By Roland Hughes
I normally don’t pay a great deal of attention to politics, and I’m sure there are a few friends who are wondering if I’m okay. Yes, I’m fine. But these are strange times we’re living in, and I don’t have it in me to feel indifferent about what’s coming out of our leadership or how their decisions are affecting real human beings.
I don’t understand how we’ve arrived at a place where leadership increasingly feels less like guidance and more like force—where disagreement is treated not as something to engage, but something to strike down. Is that how a leader acts? I don’t personally care for the behavior of some of the people being targeted, but honestly—is that how we teach our children to face challenges?

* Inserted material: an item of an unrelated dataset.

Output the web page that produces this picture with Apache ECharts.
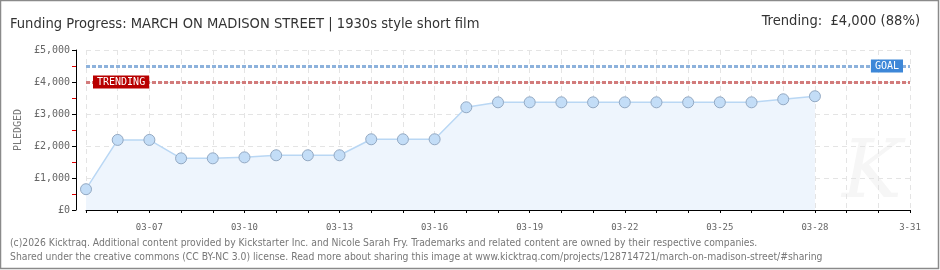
<!DOCTYPE html>
<html><head><meta charset="utf-8">
<script src="https://cdn.jsdelivr.net/npm/echarts@6/dist/echarts.min.js"></script>
<style>html,body{margin:0;padding:0;background:#fff}#c{width:940px;height:270px}</style>
</head><body><div id="c"></div>
<script>
const titleText = 'Funding Progress: MARCH ON MADISON STREET | 1930s style short film';
const trendingText = 'Trending:  £4,000 (88%)';
const footer1 = '(c)2026 Kicktraq. Additional content provided by Kickstarter Inc. and Nicole Sarah Fry. Trademarks and related content are owned by their respective companies.';
const footer2 = 'Shared under the creative commons (CC BY-NC 3.0) license. Read more about sharing this image at www.kicktraq.com/projects/128714721/march-on-madison-street/#sharing';
const dates = ['03-05','03-06','03-07','03-08','03-09','03-10','03-11','03-12','03-13','03-14','03-15','03-16','03-17','03-18','03-19','03-20','03-21','03-22','03-23','03-24','03-25','03-26','03-27','03-28','03-29','03-30','03-31'];
const shownLabels = {'03-07':'03-07','03-10':'03-10','03-13':'03-13','03-16':'03-16','03-19':'03-19','03-22':'03-22','03-25':'03-25','03-28':'03-28','03-31':'3-31'};
const pledged = [650,2190,2190,1615,1615,1645,1710,1710,1710,2210,2210,2210,3210,3365,3365,3365,3365,3365,3365,3365,3365,3365,3460,3555,null,null,null];
const goal = 4500;
const trending = 4000;
const yTicks = [0,1000,2000,3000,4000,5000];

const pixFont = '"DejaVu Sans Mono", monospace';
const chart = echarts.init(document.getElementById('c'), null, {renderer:'canvas'});
chart.setOption({
  animation:false,
  backgroundColor:'#fff',
  grid:{left:86, right:30, top:50, bottom:60},
  graphic:[
    {type:'rect', shape:{x:0.5,y:0.5,width:938,height:268}, style:{fill:'none', stroke:'#8a8a8a', lineWidth:1.5}, silent:true},
    {type:'text', left:10, top:17, style:{text:titleText, font:'14.6px "Liberation Sans Narrow", "DejaVu Sans Condensed", sans-serif', fill:'#333'}},
    {type:'text', right:20, top:14, style:{text:trendingText, font:'14.6px "Liberation Sans Narrow", "DejaVu Sans Condensed", sans-serif', fill:'#333'}},
    {type:'text', left:10, top:238, style:{text:footer1, font:'10.3px "DejaVu Sans Condensed", sans-serif', fill:'#777'}},
    {type:'text', left:10, top:252, style:{text:footer2, font:'10.3px "DejaVu Sans Condensed", sans-serif', fill:'#777'}},
    {type:'text', left:842, top:136, z:-1, style:{text:'K', font:'italic 80px "DejaVu Serif", serif', fill:'#f6f6f6'}}
  ],
  xAxis:{
    type:'category', data:dates, boundaryGap:false, offset:9,
    axisLine:{lineStyle:{color:'#000', width:1}},
    axisTick:{show:true, interval:0, length:3, lineStyle:{color:'#000'}},
    axisLabel:{interval:0, formatter:(v)=>shownLabels[v]||'', color:'#666', fontSize:9, fontFamily:pixFont, margin:4},
    splitLine:{show:true, interval:0, lineStyle:{color:'#e4e4e4', type:[5,4]}}
  },
  yAxis:{
    type:'value', min:yTicks[0], max:yTicks[yTicks.length-1], interval:1000, offset:10,
    name:'PLEDGED', nameLocation:'middle', nameGap:49, nameRotate:90,
    nameTextStyle:{color:'#777', fontSize:10, fontFamily:pixFont},
    axisLine:{show:true, lineStyle:{color:'#000'}},
    axisTick:{show:true, length:4, lineStyle:{color:'#000'}},
    minorTick:{show:true, splitNumber:2, length:4, lineStyle:{color:'#e00000'}},
    axisLabel:{color:'#666', fontSize:10, fontFamily:pixFont, margin:6, formatter:(v)=>'£'+v.toLocaleString('en-US')},
    splitLine:{show:true, lineStyle:{color:'#e4e4e4', type:[5,4]}}
  },
  series:[{
    type:'line', data:pledged, connectNulls:false,
    symbol:'circle', symbolSize:11, showAllSymbol:true,
    lineStyle:{color:'#b9d7f4', width:1.5},
    itemStyle:{color:'#c3ddf7', borderColor:'#93a9c3', borderWidth:1},
    areaStyle:{color:'#eef5fd', opacity:1},
    markLine:{
      silent:true, symbol:'none',
      data:[
        {yAxis:goal, lineStyle:{color:'#8db2dc', width:3, type:[4,2]},
         label:{show:true, position:'insideEnd', formatter:'GOAL', color:'#fff', backgroundColor:'#3d87d8', padding:[2,4,1,4], fontSize:10, fontFamily:pixFont, distance:[7,-7]}},
        {yAxis:trending, lineStyle:{color:'#d27b7b', width:3, type:[4,2]},
         label:{show:true, position:'insideStart', formatter:'TRENDING', color:'#fff', backgroundColor:'#b80000', padding:[2,4,1,4], fontSize:10, fontFamily:pixFont, distance:[7,-7]}}
      ]
    }
  }]
});
</script></body></html>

And what exactly are we doing here? Are we really preparing to round up and deport every person who doesn’t have the right paperwork? For what reason—because they’re breaking the law? Over something comparable to a traffic ticket? I hear the officials leading this effort repeat, over and over, that these are violent criminals being removed by the thousands. But where is the evidence that they are violent? Is the absence of paperwork itself now proof of danger?
We’re being told a story that should concern anyone who has a family and cares about this country. It sounds frightening. But is it accurate?
I’ve worked in construction for over 25 years and have worked alongside people from all walks of life, including undocumented immigrants. I’ve been stolen from, assaulted, and had to defend myself — but never by an immigrant. I’ve been fed by them. I’ve been treated with genuine respect. I’ve never been harmed by them. I’m not saying it never happens. Of course it does. But we already have systems in place to deal with crime, and when those systems aren’t working as intended, whose responsibility is that? The people trying to escape someplace horrible for someplace better — or the institutions tasked with enforcing the law fairly and competently?
The narrative we’re being told doesn’t align with what we actually know. The federal government—including the FBI—does not maintain comprehensive national data tracking violent crime by immigration status in relation to population size. That data simply does not exist at a national level. Texas is the only large state that consistently publishes this information, and its findings don’t support what we’re being told. Undocumented immigrants commit less violent crime relative to their share of the population than native-born citizens.
Statistically, the people cheering this on are more likely to be harmed by a family member, or by law enforcement,than by an undocumented “stranger.”
At the same time, these same leaders are working hard to convince the public that most protests—particularly those in Minneapolis—are violent, and that people should simply comply and remain peaceful. I support peace. I encourage it. But we should also ask: what keeps turning peaceful protest into something else? Why are we increasingly seeing people standing on sidewalks beaten or pepper-sprayed? Why are tear gas canisters being launched into vehicles with children inside? Why are administrative warrants being used to bypass scrutiny while everyday people find their homes raided in the middle of the night?
This is becoming too common. And no peace will come from it.
Right or wrong, it is the responsibility of leadership to bring restraint—to end this before it becomes something that cannot be repaired. Before we lose something we all love, even if we see it differently. I can’t find a moment in history where a government wielded this level of force against its own people and nothing good ever came from it.
So if you support this, what are you really supporting?
And what do you believe you’ll gain that you don’t already have?